The Securities and Exchange Commission’s Office of the Inspector General (“OIG”) recently released findings from its extensive investigation into allegations of potential bias against respondents in SEC administrative proceedings. The OIG report comes at a time when the fairness of the SEC’s in-house administrative forum is under scrutiny from both inside and outside of the agency.
The OIG’s investigation stemmed primarily from 2015 media reports in which former SEC ALJ Lillian McEwen was reported to have said that during her tenure she felt pressured by SEC Chief ALJ Brenda Murray to rule for the SEC’s Division of Enforcement, and that Chief ALJ Murray punished her when she ruled in favor of respondents, and Murray questioned her loyalty. The OIG’s investigation included interviews with some fifteen individuals, including current Commission employees and current and former ALJs.
The OIG found no evidence in support of McEwen’s suggestion that Murray improperly influenced ALJs and was biased against respondents in administrative proceedings. While McEwen reportedly alleged that Murray transferred cases away from her as a punishment when Murray was unhappy with McEwen’s rulings, McEwen apparently could not identify any specific cases or even the number of cases in which this occurred. Instead, McEwen generally alleged that Murray reassigned McEwen’s cases, criticized her, and resorted to such small slights as refusing to provide office support or requiring her to complete leave slips if she was a few minutes late reporting to work.
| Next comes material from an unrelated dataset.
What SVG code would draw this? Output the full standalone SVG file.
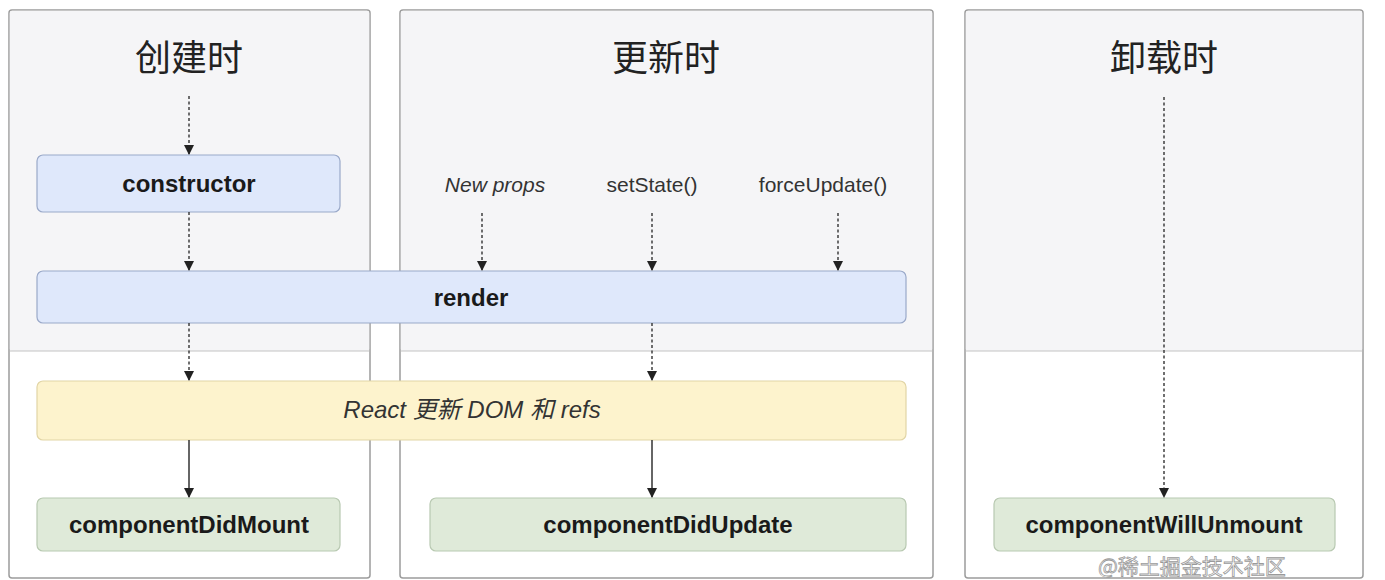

After interviewing many ALJs—including Chief ALJ Murray—the OIG found nothing to corroborate McEwen’s allegations of bias and pressure. As to Murray’s alleged criticism of McEwen, Murray denied that she had ever sought to influence the outcome of McEwen’s cases. Asked whether she demanded that McEwen and other ALJ’s be “loyal” to the SEC, Murray responded that personal loyalty to Murray was not important, but that it was important to perform one’s job as an ALJ with distinction.
Regarding allegations that ALJs were pressured to shift the burden of proof in SEC administrative proceedings to respondents, while the OIG found no evidence of such pressure, some individuals interviewed by the OIG did identity “systemic causes” of this perception. These included such things as de novo review of decisions by the Commission, constraints owing to having to follow Commission precedent, the SEC’s rules of practice (currently being considered for amendment), limited access by respondents to discovery and case files, and compressed timelines in the proceedings.
Thus, while the OIG found no merit to the most significant allegations of overt bias, it did identify some “systemic” opportunities for improvement which will undoubtedly provide ammunition for critics of the SEC’s administrative forum. It remains to be seen if the Commission will unilaterally adopt changes to take advantage of these opportunities for improvement.